Sure, ACL starts tomorrow. Doesn’t mean we get to take off from live music, especially when you have a band like Godspeed You! Black Emperor playing the friendly confines not once, but twice.

Weather did its best to cooperate. The crowd was excited to witness. I was too, I spent a little time with GY!BE many years ago, but they fell off the radar, likely due to the relative silence form the band. But with their first new recorded material in ten years, Allelujah! Don’t Bend! Ascend! seemed like the perfect excuse to mount a bit of a tour and take up brief residency at The Mohawk.

Dark, noisy pics and dark, noisy thoughts after the break…

Night two started with David Dondero. Named one of the best living songwriters by NPR, David bashfully took to the stage, awkwardly introducing songs, starting and stopping, restarting, adding footnotes and apologizing for being so nervous. When finally swept into his chords and lyrics, confidence would pour out. Stories of justice and love, best friends and pets would be delivered in a matter of fact manner with just enough clever to not let you pigeonhole David as just another guy raging against a machine.
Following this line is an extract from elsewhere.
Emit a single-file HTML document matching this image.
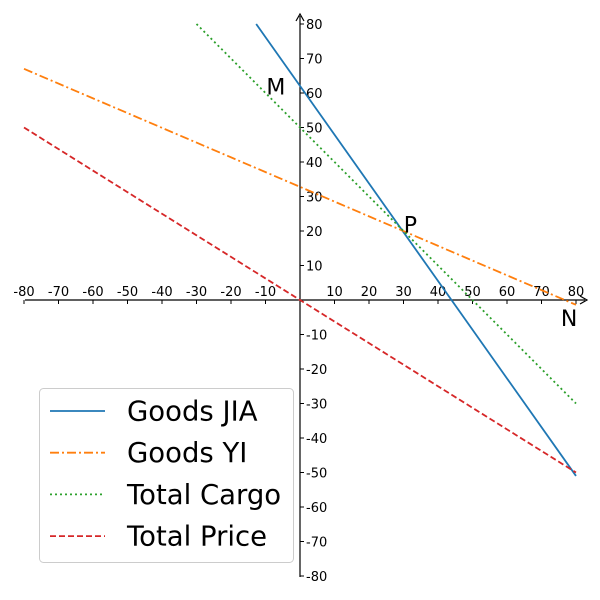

With no one on stage, it looked like a yard sale waiting on dawn; effects pedals on tables, a myriad of random instruments, every brand, shape and build of amps, monitors and PAs. A few tweaks are made to the gear as the lights dims and a bass-filled loop starts filling the space with noise. The band slowly emerges, adding to the now dizzyingly loud cacophony of layered, orchestrated noise.

You find yourself in a bit of a trance. The bulk of the visual aspect for the show is provided by four projectors with loops of film manipulated by what I am sure is considered a member of the band (they were named for a 70’s documentary, after all). Plans, houses, focus, text, blurring, layers – all of it very complimentary to the sounds being produced. It all appears to be well constructed and then things devolve, either through the song’s course or as the evolution into the next ten commonly themed minutes. Even the brief burst of rain seemed well-timed and choreographed.

The crowd was docile save for a few heads banged at the appropriate times and was very respectful (ie they knew to shut up and listen). You could also easily see that many members were moved by the band’s performance, some closing their eyes, others tearing up. I had to wonder where they went, what did those songs do to or for them? I have had those moments. Loved seeing it.